Senior Post Office staff – and those working for suppliers Fujitsu and ICL – knew or should have known about the defects causing errors in the Horizon system that contributed to the wrongful prosecution of hundreds of branch workers, 13 of whom committed suicide, most probably as a result, according to the first volume of a government report into the computer scandal.

The Post Office began rolling out the legacy Horizon IT system for accounting in 1999, which, along with its two subsequent upgrades, contributed to one of the worst miscarriages of justice in British history.

The EPOS and back-end finance system was first implemented by ICL, a UK technology company majority owned by Fujitsu, in the 1990s and taken over completely by the Japanese giant in 1998. From 1999 until 2015, around 736 subpostmasters were wrongfully prosecuted and convicted of fraud when errors in the system were to blame, devastating lives in the process. A statutory inquiry into the mass miscarriage of justice was launched in 2021. The first volume of its report – addressing human cost and redress – was published today.

“Although many of the individuals who gave evidence before me were very reluctant to accept it, I am satisfied from the evidence that I have heard that a number of senior, and not so senior, employees of the Post Office knew or, at the very least, should have known that Legacy Horizon was capable of error… Yet, for all practical purposes, throughout the lifetime of Legacy Horizon, the Post Office maintained the fiction that its data was always accurate,” the report by inquiry chairman Sir Wyn Williams says.
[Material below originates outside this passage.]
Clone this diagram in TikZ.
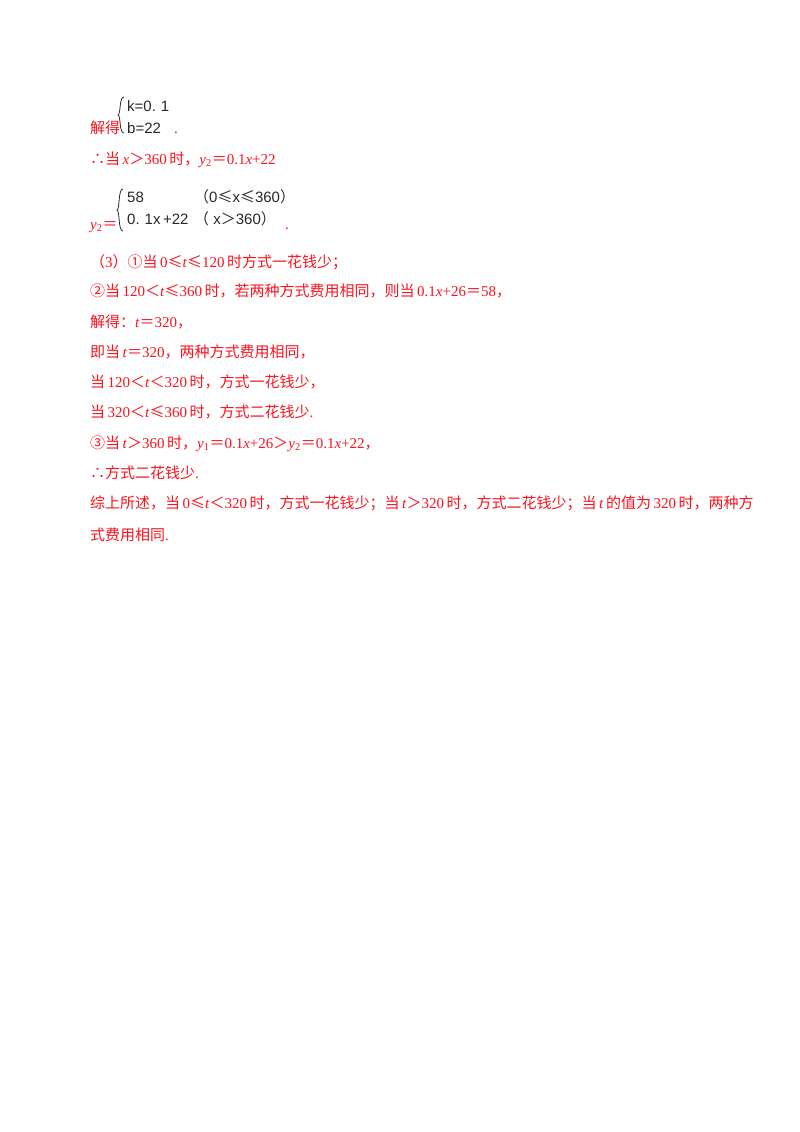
\documentclass[tikz,border=0pt]{standalone}
\usepackage{fontspec}
\setmainfont{Liberation Serif}
\newfontfamily\cj{Noto Sans CJK SC}
\newfontfamily\eqf{Liberation Sans}
\definecolor{rd}{RGB}{250,20,30}
\definecolor{eq}{RGB}{40,40,40}
\begin{document}
\begin{tikzpicture}[x=1pt,y=-1pt,
  ln/.style={anchor=base west,inner sep=0,text=rd,font=\fontsize{15}{17}\selectfont},
  eqt/.style={anchor=base west,inner sep=0,text=eq,font=\eqf\fontsize{15}{17}\selectfont}]
\useasboundingbox[fill=white] (0,0) rectangle (800,1132);
\node[ln] (l1) at (90,133) {{\cj 解得}};
\draw[eq,line width=0.8] (124,97) .. controls (119,97) and (121,114) .. (118,115) .. controls (121,116) and (119,133) .. (124,133);
\node[eqt] (e1) at (127,111) {k=0.\,\,1};
\node[eqt] (e2) at (127,133) {b=22};
\node[ln] (d1) at (174,133) {.};
\node[ln] (l2) at (90,164) {{\cj ∴当}\,\textit{x}{\cj ＞}360\,{\cj 时，}\textit{y}\textsubscript{2}{\cj ＝}0.1\textit{x}+22};
\node[ln] (l3) at (90,229) {\textit{y}\textsubscript{2}{\cj ＝}};
\draw[eq,line width=0.8] (123,189) .. controls (118,189) and (120,209) .. (117,210) .. controls (120,211) and (118,231) .. (123,231);
\node[eqt] (e3) at (127,202) {58};
\node[eqt] (e4) at (194,202) {{\cj （}0{\cj ≤}x{\cj ≤}360{\cj ）}};
\node[eqt] (e5) at (127,224) {0.\,\,1x\,+22};
\node[eqt] (e6) at (194,224) {{\cj （} x{\cj ＞}360{\cj ）}};
\node[ln] (d2) at (285,229) {.};
\node[ln] (l4) at (90,267) {{\cj （}3{\cj ）①当}\,0{\cj ≤}\textit{t}{\cj ≤}120\,{\cj 时方式一花钱少；}};
\node[ln] (l5) at (90,296) {{\cj ②当}\,120{\cj ＜}\textit{t}{\cj ≤}360\,{\cj 时，若两种方式费用相同，则当}\,0.1\textit{x}+26{\cj ＝}58{\cj ，}};
\node[ln] (l6) at (90,327) {{\cj 解得：}\textit{t}{\cj ＝}320{\cj ，}};
\node[ln] (l7) at (90,357) {{\cj 即当}\,\textit{t}{\cj ＝}320{\cj ，两种方式费用相同，}};
\node[ln] (l8) at (90,387) {{\cj 当}\,120{\cj ＜}\textit{t}{\cj ＜}320\,{\cj 时，方式一花钱少，}};
\node[ln] (l9) at (90,417) {{\cj 当}\,320{\cj ＜}\textit{t}{\cj ≤}360\,{\cj 时，方式二花钱少}.};
\node[ln] (l10) at (90,448) {{\cj ③当}\,\textit{t}{\cj ＞}360\,{\cj 时，}\textit{y}\textsubscript{1}{\cj ＝}0.1\textit{x}+26{\cj ＞}\textit{y}\textsubscript{2}{\cj ＝}0.1\textit{x}+22{\cj ，}};
\node[ln] (l11) at (90,478) {{\cj ∴方式二花钱少}.};
\node[ln] (l12) at (90,508) {{\cj 综上所述，当}\,0{\cj ≤}\textit{t}{\cj ＜}320\,{\cj 时，方式一花钱少；当}\,\textit{t}{\cj ＞}320\,{\cj 时，方式二花钱少；当}\,\textit{t}\,{\cj 的值为}\,320\,{\cj 时，两种方}};
\node[ln] (l13) at (90,540) {{\cj 式费用相同}.};
\end{tikzpicture}
\end{document}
The upgrade, Horizon Online, “was also, from time to time, afflicted by bugs, errors and defects which had the effect of showing gains and losses in branch and Crown Office accounts which were illusory. I am satisfied that a number of employees of Fujitsu and the Post Office knew that this was so.”

Although the third generation system – HNG-A – was assumed to be far more robust than its predecessors, “these assumptions may no longer be wholly justified given evidence provided to the Inquiry on behalf of Fujitsu and from postmasters who use this version of Horizon.”

The human impact of the longstanding miscarriage of justice was “profoundly disturbing,” Sir Wyn says. Between 2000 and autumn 2013, the Post Office prosecuted postmasters and other branch staff in England and Wales based on accounting data from the Horizon system.

“In each, or at least most of those cases, they relied upon data from Horizon to prove that losses had actually occurred,” the report says.